India’s experience with expanded irrigation offers an example. In 1988, India launched the One Million Wells Scheme to improve small-scale agricultural production. While this may have contributed to the nation’s food sufficiency in production, India is still home to one-quarter of the global hungry population. The nation is also facing the worst water crisis in its history, with 70 percent of the water supply contaminated, and groundwater is being depleted at an alarming pace, forming a significant food security risk for the future. Twenty-one of the nation’s major cities are on a course to run critically short of groundwater by 2020.
Making local smallholder farmers more productive and more water-efficient simultaneously is a difficult challenge that requires more focused research. It is possible that more locally-sourced production in less-intensely farmed water-rich places in Sub-Saharan Africa will take some of the pressure off of highly water-stressed places that would otherwise produce crops to export to Africa. Building infrastructure for storage and transport to help smallholders meet local demand might increase water use but relieve water stress in already intensely irrigated places elsewhere.

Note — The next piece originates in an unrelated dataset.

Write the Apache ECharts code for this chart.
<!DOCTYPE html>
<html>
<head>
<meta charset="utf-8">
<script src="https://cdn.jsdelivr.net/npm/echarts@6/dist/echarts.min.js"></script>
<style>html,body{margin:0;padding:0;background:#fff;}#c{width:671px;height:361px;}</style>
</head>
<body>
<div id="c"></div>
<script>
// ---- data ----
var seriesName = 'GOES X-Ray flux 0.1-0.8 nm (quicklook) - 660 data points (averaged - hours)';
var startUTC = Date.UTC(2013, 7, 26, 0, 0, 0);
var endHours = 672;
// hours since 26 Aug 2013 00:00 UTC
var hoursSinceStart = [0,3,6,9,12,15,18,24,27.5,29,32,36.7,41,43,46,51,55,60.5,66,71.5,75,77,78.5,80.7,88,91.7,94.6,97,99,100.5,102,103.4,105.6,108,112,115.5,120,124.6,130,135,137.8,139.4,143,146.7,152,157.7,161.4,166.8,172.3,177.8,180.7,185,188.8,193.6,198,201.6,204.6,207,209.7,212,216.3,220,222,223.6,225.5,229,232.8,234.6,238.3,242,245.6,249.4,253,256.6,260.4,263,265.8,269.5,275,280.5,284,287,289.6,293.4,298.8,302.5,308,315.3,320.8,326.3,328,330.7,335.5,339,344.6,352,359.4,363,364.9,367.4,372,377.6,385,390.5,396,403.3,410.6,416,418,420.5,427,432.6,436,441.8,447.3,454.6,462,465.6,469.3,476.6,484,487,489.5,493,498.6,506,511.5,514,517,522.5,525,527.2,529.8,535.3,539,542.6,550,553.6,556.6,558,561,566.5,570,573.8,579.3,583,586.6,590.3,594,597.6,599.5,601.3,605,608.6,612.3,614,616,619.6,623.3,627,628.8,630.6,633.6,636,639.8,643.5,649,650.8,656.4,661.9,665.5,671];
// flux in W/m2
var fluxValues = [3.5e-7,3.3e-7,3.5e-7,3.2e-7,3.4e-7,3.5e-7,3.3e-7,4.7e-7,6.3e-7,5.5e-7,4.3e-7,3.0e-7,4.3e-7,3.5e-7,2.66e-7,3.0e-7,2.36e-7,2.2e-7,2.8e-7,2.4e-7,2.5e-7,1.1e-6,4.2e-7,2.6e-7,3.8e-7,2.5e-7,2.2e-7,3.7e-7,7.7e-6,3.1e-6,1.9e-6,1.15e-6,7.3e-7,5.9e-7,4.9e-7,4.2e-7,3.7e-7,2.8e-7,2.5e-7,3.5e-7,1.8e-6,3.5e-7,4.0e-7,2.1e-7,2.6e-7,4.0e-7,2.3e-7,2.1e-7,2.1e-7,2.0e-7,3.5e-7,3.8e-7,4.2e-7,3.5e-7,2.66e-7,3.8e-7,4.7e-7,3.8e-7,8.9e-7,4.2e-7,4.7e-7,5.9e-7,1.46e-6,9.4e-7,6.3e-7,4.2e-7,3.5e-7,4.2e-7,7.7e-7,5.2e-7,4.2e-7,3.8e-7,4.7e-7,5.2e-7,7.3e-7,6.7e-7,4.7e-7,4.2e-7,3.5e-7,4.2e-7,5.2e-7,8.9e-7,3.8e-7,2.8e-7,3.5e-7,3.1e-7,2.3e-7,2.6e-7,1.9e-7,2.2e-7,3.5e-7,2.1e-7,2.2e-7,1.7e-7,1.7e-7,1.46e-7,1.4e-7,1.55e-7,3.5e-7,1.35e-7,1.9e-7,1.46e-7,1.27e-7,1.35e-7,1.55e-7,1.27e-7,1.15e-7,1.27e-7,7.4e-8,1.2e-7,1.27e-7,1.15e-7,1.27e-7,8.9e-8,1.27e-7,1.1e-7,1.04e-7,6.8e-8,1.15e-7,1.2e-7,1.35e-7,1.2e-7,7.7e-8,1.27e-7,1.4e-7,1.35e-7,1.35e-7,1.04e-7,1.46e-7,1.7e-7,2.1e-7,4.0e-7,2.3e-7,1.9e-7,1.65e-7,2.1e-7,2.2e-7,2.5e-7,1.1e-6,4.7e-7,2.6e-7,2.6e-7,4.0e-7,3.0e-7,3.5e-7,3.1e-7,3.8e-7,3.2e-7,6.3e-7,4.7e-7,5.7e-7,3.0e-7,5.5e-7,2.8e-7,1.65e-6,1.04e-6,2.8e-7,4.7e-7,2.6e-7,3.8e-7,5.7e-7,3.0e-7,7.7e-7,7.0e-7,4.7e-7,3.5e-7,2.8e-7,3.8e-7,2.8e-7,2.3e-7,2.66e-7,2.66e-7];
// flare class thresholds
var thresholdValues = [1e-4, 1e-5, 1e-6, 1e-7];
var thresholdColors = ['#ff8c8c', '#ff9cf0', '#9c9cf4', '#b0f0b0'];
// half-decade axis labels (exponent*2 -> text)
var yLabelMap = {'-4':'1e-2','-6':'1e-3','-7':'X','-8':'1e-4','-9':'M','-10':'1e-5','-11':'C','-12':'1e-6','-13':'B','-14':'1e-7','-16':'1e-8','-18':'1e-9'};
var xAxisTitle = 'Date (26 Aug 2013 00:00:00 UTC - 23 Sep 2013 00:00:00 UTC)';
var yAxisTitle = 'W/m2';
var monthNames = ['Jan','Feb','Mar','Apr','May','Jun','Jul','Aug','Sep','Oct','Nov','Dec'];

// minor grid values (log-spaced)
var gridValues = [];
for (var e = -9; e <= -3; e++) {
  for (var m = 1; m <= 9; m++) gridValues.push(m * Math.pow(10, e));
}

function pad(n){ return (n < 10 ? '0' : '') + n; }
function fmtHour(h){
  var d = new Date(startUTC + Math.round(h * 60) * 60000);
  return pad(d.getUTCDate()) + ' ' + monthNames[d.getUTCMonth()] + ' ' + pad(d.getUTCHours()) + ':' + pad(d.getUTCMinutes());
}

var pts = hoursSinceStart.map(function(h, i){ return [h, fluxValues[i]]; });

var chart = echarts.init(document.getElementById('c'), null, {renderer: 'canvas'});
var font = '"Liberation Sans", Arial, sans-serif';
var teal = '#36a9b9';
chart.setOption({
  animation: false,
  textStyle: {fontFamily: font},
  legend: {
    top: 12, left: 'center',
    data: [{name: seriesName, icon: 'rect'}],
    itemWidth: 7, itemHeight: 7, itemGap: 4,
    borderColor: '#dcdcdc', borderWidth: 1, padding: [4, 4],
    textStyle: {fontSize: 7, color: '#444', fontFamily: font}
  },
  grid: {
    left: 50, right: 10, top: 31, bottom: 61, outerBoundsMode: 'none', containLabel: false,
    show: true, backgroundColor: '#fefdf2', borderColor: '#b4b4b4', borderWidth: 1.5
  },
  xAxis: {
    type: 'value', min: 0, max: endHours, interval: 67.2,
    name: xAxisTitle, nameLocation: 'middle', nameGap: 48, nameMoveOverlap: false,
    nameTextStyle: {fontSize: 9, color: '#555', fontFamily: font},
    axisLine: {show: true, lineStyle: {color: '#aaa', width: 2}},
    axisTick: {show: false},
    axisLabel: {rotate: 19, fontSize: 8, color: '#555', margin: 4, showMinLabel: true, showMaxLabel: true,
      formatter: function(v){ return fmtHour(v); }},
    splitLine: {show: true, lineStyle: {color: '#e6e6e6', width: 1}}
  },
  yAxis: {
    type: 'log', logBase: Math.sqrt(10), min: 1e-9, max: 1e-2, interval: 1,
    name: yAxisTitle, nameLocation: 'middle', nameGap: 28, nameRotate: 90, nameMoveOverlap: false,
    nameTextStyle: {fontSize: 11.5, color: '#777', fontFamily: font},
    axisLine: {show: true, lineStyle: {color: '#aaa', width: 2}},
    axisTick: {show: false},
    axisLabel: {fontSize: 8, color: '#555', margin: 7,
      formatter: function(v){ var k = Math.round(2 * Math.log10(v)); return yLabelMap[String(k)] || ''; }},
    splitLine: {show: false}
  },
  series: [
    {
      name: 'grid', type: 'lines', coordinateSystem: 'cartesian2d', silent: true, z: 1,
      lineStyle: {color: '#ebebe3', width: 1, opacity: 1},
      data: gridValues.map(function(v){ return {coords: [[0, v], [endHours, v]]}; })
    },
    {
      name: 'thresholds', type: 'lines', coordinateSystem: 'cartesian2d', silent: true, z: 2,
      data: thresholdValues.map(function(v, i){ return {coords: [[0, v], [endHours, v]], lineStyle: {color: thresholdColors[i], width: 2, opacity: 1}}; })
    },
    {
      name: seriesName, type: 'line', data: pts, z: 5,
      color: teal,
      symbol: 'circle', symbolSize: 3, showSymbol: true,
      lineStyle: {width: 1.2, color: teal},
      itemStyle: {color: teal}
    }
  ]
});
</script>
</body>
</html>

Filling the Gaps between SDG 2 and 6
There are a number of other important gaps in our understanding of the links between food and nutrition security and water security. Climate change itself contains a number of unknowns—with respect to how weather patterns will affect agricultural productivity and water quality. The further effects of climate on nutrition are even more poorly understood. However, much of the water stress that currently affects agriculture is unrelated to climate change, being caused mainly by pollution and unsustainable patterns of consumption.
In general, sustainable resource development has to be tackled as a component of hunger reduction and agricultural productivity increases. This depends on governments providing stronger legal frameworks and standards to manage the predictable consequences of accelerating growth, as well as intentionally funding sustainable agriculture alongside food security investments.
This is a critical moment for global food security and water security. Even if there are inherent tensions in food and water SDGs—as they are currently written and presuming that patterns of production and consumption remain largely unchanged—they also have important synergies. Failure to investigate these interlinkages and mutually exploit them risks a world which is both hungrier and thirstier.